A cheque is a negotiable instrument that is widely used for making payments and settling debts. It is essentially a written order from an account holder to their bank to pay a specified amount to a recipient (payee) from the account holder’s funds.
Key Characteristics of a Cheque:
A cheque involves three main parties:
- Drawer: The person who writes the cheque and issues the payment order.
- Drawee: The bank where the drawer has an account and from which the funds will be withdrawn.
- Payee: The recipient to whom the payment is made.
Unconditional Payment: A cheque is a promise of payment that is unconditional. It doesn’t depend on any contingency or event; it is a straightforward order to pay.
Types of Cheques: In India, there are different types of cheques, including bearer cheques, order cheques, and crossed cheques.
Validity Period: Cheques have a validity period of three months from the date of issue, after which they become stale and may not be honored by the bank.

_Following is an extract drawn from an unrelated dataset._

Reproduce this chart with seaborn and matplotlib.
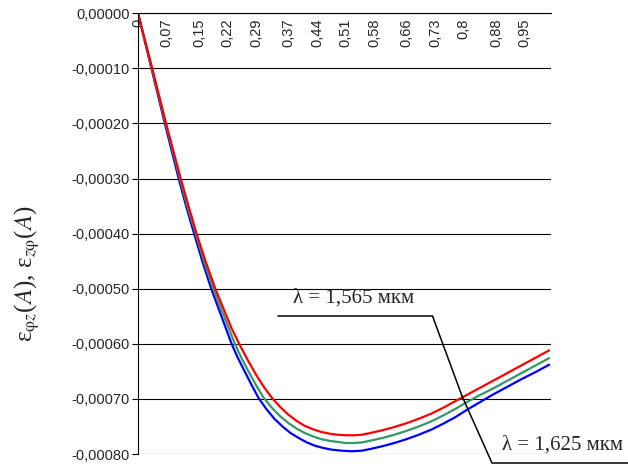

Crossing of Cheques: Crossing a cheque involves drawing two parallel lines across the face of the cheque, indicating that the payment should be made through a bank account only.
Cheques in India
In the Indian context, cheques are governed primarily by the Negotiable Instruments Act, 1881. Here are some important aspects of cheques in India:
- Types of Cheque Accounts: In India, individuals and businesses can have various types of bank accounts, including savings accounts, current accounts, and overdraft accounts. The type of account can affect the issuance and clearance of cheques.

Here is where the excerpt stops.